The Canon 5D IV felt comparatively big and bulky. It also felt like it had really been held back by Canon in terms of frames per second and buffer. It seems strange to have a much smaller and cheaper camera like the X-T2 feel just as snappy 95% of the time and *much* faster when at full fps (11fps with booster). None of this means anything if the AF can’t keep up, but with the X-T2 it can. The 5D IV is a serious professional tool and it has no serious weaknesses at all; however, it just didn’t strike me as impressive enough to justify the UK asking price. Dual Pixel RAW is a waste of time and Dual Pixel AF is of primary benefit to video shooters (which I’m not), so these features can’t offset the areas where Canon pushed the stops in, rather than pulled them out. The overall performance envelope feels more like what the 6D II should have been (albeit with a higher end chassis), so to make up for it, Canon was forced to hobble that camera too. It seems everything was determined not by what Canon could actually provide customers, but segregation determined by the marketing department based on the capabilities of the 1DX Mark II. At the opposite end of the scale you have the Nikon D850. Well done Nikon.

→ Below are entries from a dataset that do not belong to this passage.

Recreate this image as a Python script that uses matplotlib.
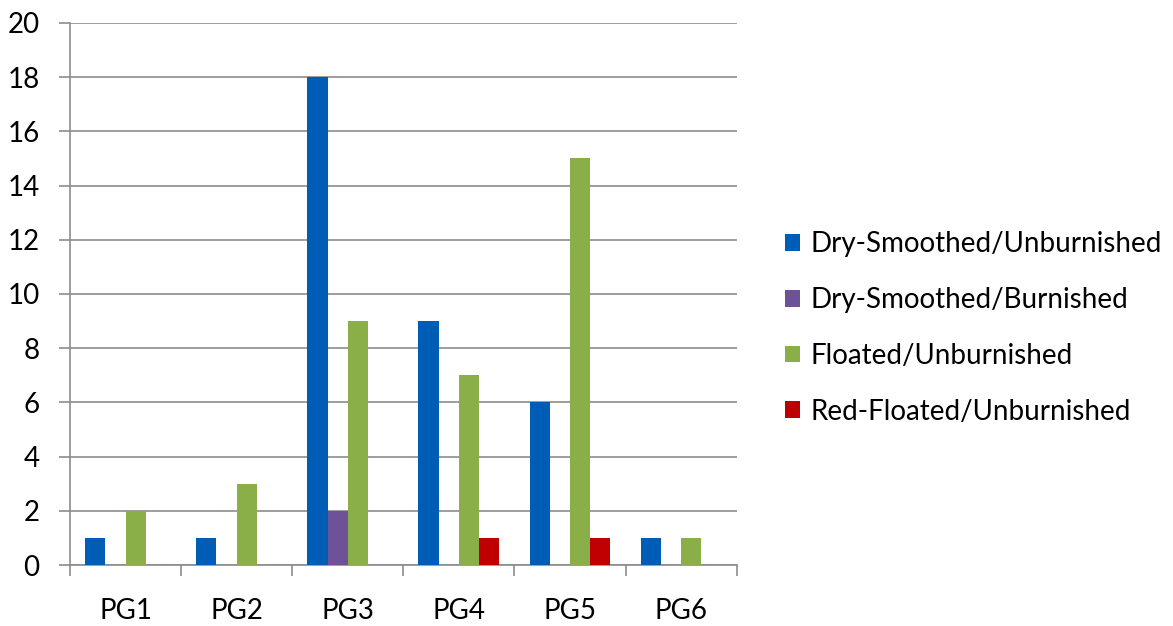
import numpy as np
import matplotlib.pyplot as plt

plt.rcParams['font.family'] = ['Lato', 'DejaVu Sans']

categories = ['PG1', 'PG2', 'PG3', 'PG4', 'PG5', 'PG6']
series_names = ['Dry-Smoothed/Unburnished', 'Dry-Smoothed/Burnished',
                'Floated/Unburnished', 'Red-Floated/Unburnished']
dry_unburnished = [1, 1, 18, 9, 6, 1]
dry_burnished = [0, 0, 2, 0, 0, 0]
floated_unburnished = [2, 3, 9, 7, 15, 1]
red_floated = [0, 0, 0, 1, 1, 0]
colors = ['#005DB5', '#6E5298', '#8AAF49', '#C00000']

fig = plt.figure(figsize=(11.73, 6.26), dpi=100)
ax = fig.add_axes([0.0597, 0.0974, 0.5683, 0.866])

x = np.arange(len(categories))
w = 1 / 5.5
all_series = [dry_unburnished, dry_burnished, floated_unburnished, red_floated]
for i, (vals, name, c) in enumerate(zip(all_series, series_names, colors)):
    ax.bar(x + (i - 1.5) * w, vals, width=w, color=c, label=name, zorder=3)

ax.set_xlim(-0.5, len(categories) - 0.5)
ax.set_ylim(0, 20)
ax.set_yticks(range(0, 21, 2))
ax.grid(axis='y', color='#8c8c8c', linewidth=1.2, zorder=0)

# category labels between boundary ticks
ax.set_xticks(np.arange(-0.5, len(categories)), minor=False)
ax.set_xticklabels([])
ax.set_xticks(x, minor=True)
ax.set_xticklabels(categories, minor=True)
ax.tick_params(axis='x', which='minor', length=0, pad=24, labelsize=20)
ax.tick_params(axis='x', which='major', length=8, color='#8c8c8c', width=1.2)
ax.tick_params(axis='y', length=8, color='#8c8c8c', width=1.2, labelsize=20, pad=14)

for s in ['top', 'right']:
    ax.spines[s].set_visible(False)
for s in ['left', 'bottom']:
    ax.spines[s].set_color('#8c8c8c')
    ax.spines[s].set_linewidth(1.2)

fig.legend(loc='center left', bbox_to_anchor=(0.669, 0.476), frameon=False,
           fontsize=20, handlelength=0.55, handleheight=0.55, handletextpad=0.36,
           labelspacing=1.07, borderpad=0, borderaxespad=0)

plt.savefig('out.png', dpi=100)
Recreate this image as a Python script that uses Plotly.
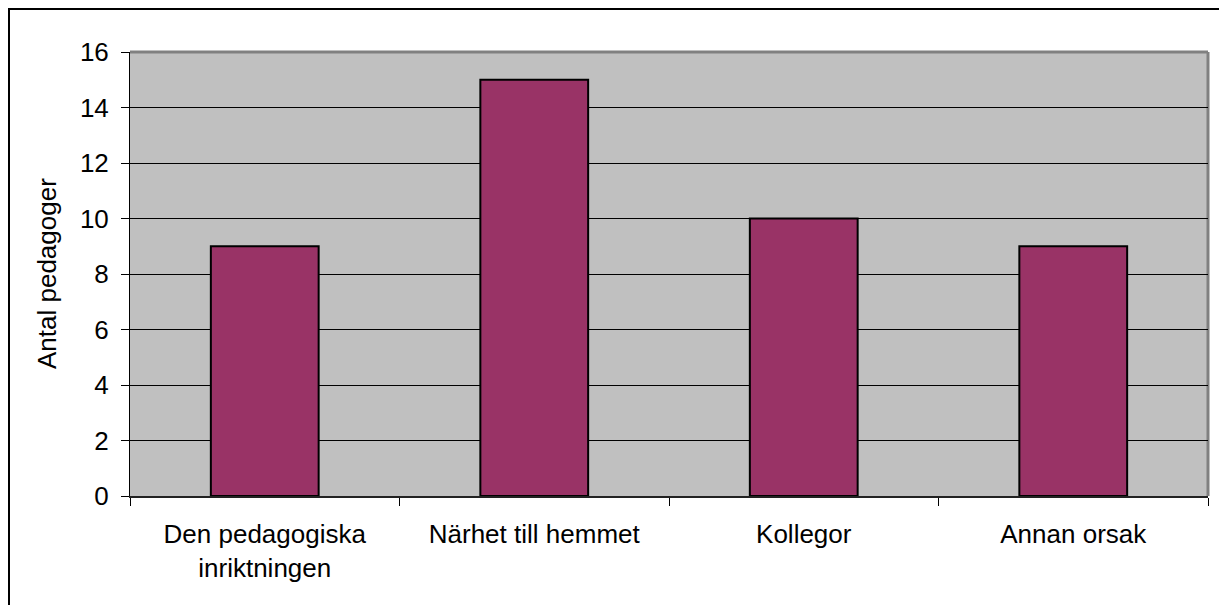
import plotly.graph_objects as go

categories = ["Den pedagogiska<br>inriktningen", "Närhet till hemmet", "Kollegor", "Annan orsak"]
values = [9, 15, 10, 9]
y_ticks = [0, 2, 4, 6, 8, 10, 12, 14, 16]
y_title = "Antal pedagoger"

W, H = 1227, 605
OFF = 8  # page offset of the figure
L, T = 130 - OFF, 52 - OFF
R = W - (1208 - OFF)
B = H - (496 - OFF)
pw, ph = W - L - R, H - T - B

fig = go.Figure(go.Bar(
    x=categories, y=values,
    marker=dict(color="#993366", line=dict(color="black", width=2)),
))

font = dict(family="Liberation Sans, Arial, sans-serif", size=26, color="black")

fig.update_layout(
    width=W, height=H,
    margin=dict(l=L, r=R, t=T, b=B, autoexpand=False),
    paper_bgcolor="white", plot_bgcolor="#C0C0C0",
    bargap=0.6, showlegend=False, font=font,
    xaxis=dict(
        showline=True, linecolor="#222222", linewidth=2,
        ticks="outside", tickson="boundaries", ticklen=8, tickcolor="black", tickwidth=1,
        ticklabelstandoff=14, showgrid=False, tickfont=font, automargin=False,
    ),
    yaxis=dict(
        range=[0, 16], tickvals=y_ticks, showline=True, linecolor="black", linewidth=1,
        ticks="outside", ticklen=8, tickcolor="black", tickwidth=1,
        ticklabelstandoff=7, showgrid=True, gridcolor="black", gridwidth=1,
        zeroline=False, tickfont=font, automargin=False,
    ),
    shapes=[
        dict(type="line", xref="paper", yref="paper", x0=0, x1=1, y0=1, y1=1,
             line=dict(color="#808080", width=3), layer="below"),
        dict(type="line", xref="paper", yref="paper", x0=1, x1=1, y0=0, y1=1,
             line=dict(color="#808080", width=3), layer="below"),
        dict(type="rect", xref="paper", yref="paper",
             x0=(1 - L) / pw, x1=(W + 20 - L) / pw,
             y0=(T + ph - (H + 20)) / ph, y1=(T + ph - 1) / ph,
             line=dict(color="black", width=2), fillcolor="rgba(0,0,0,0)"),
    ],
    annotations=[
        dict(text=y_title, xref="paper", yref="paper",
             x=(47 - OFF - L) / pw, y=0.5, textangle=-90, showarrow=False,
             xanchor="center", yanchor="middle", font=font),
    ],
)

fig.write_html("out.html")
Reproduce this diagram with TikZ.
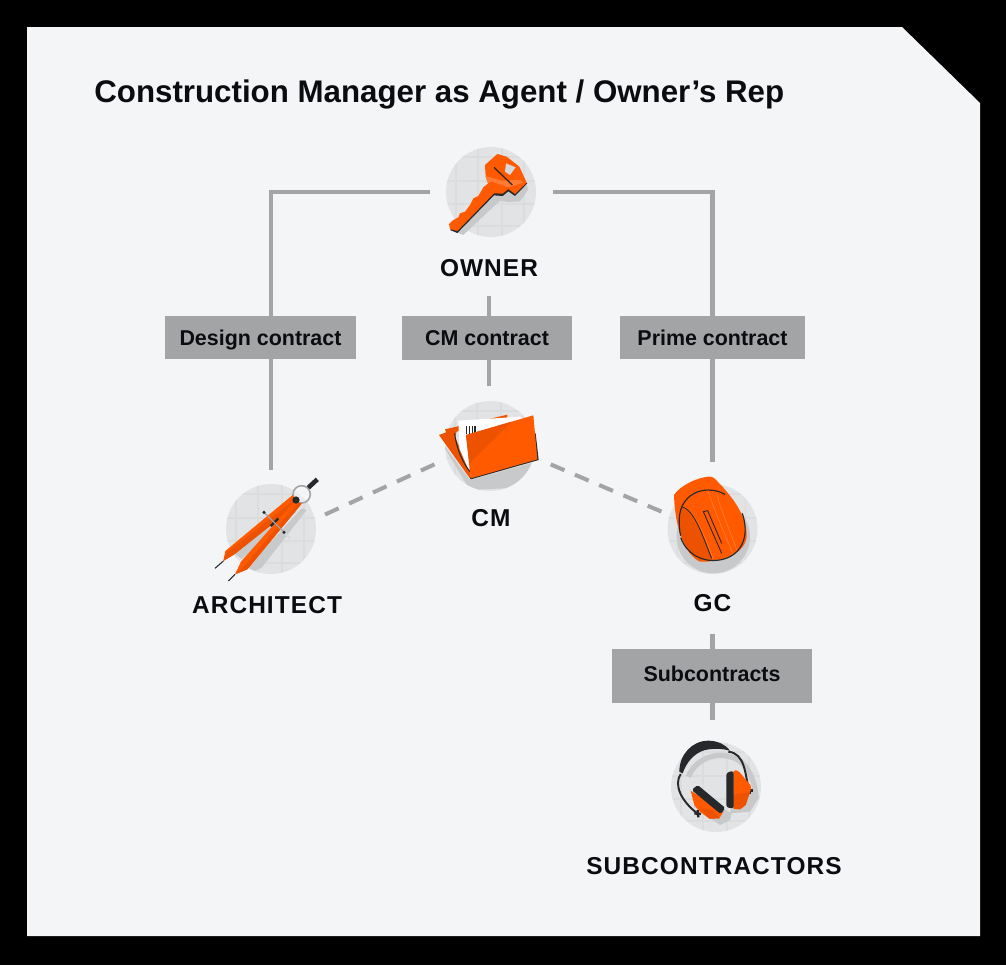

Canons L series lenses are still marvellous and the jewel in the company’s crown (for now). The performance of the EF lenses (L or not) definitely showed up the relative lack of sophistication with some of the older Fujifilm XF offerings, from an AF point of view. That said, there are many seriously impressive lenses for the Sony FE mount and all Fujifilm’s recent lenses have very sophisticated AF. Canon won’t be able to rest on their L series lenses to retain users for much longer.
Mirrorless continues to mature, while DSLRs rapidly approach the wall (opinion). As good as the 5D IV is (and will remain for serious shooters who aren’t enticed by features they don’t care about), I still feel Canon made a huge mistake hobbling the camera. If anyone was unsure as to how the company thinks, fitting an archaic sensor with less than 12 stops of Dynamic Range into the 2017 6D II should have made it clear.
The 5D IV is a really good camera, but it wasn’t good enough to offset the inherent advantages that mirrorless cameras provide me with. Those mirrorless advantages started off a bit rough around the edges, but they’re now starting to really shine. Maybe the D850 would impress me more, but it remains a DSLR with some of the inherent characteristics that come with that fundamental architecture. That architecture can’t and won’t change, whereas mirrorless cameras will continue to get better and better in those areas where DSLRs have reigned supreme. Just look how good eye AF now is with Sony cameras and this is not a gimmick. I will be talking about this more in a future article.
I couldn’t go back to DSLRs and won’t be looking back either. I can live with the diminishing weaknesses of mirrorless for the very short period while they still exist. Spending several months with the Canon 5D IV felt like a backward step, probably because it was. The truth is that even if all the equipment were free, for my purposes, I would still choose an X-T2 based system… a camera which costs half as much as the Canon 5DIV. it isn’t an indictment of the Canon, just a measure of how good mirrorless cameras have become.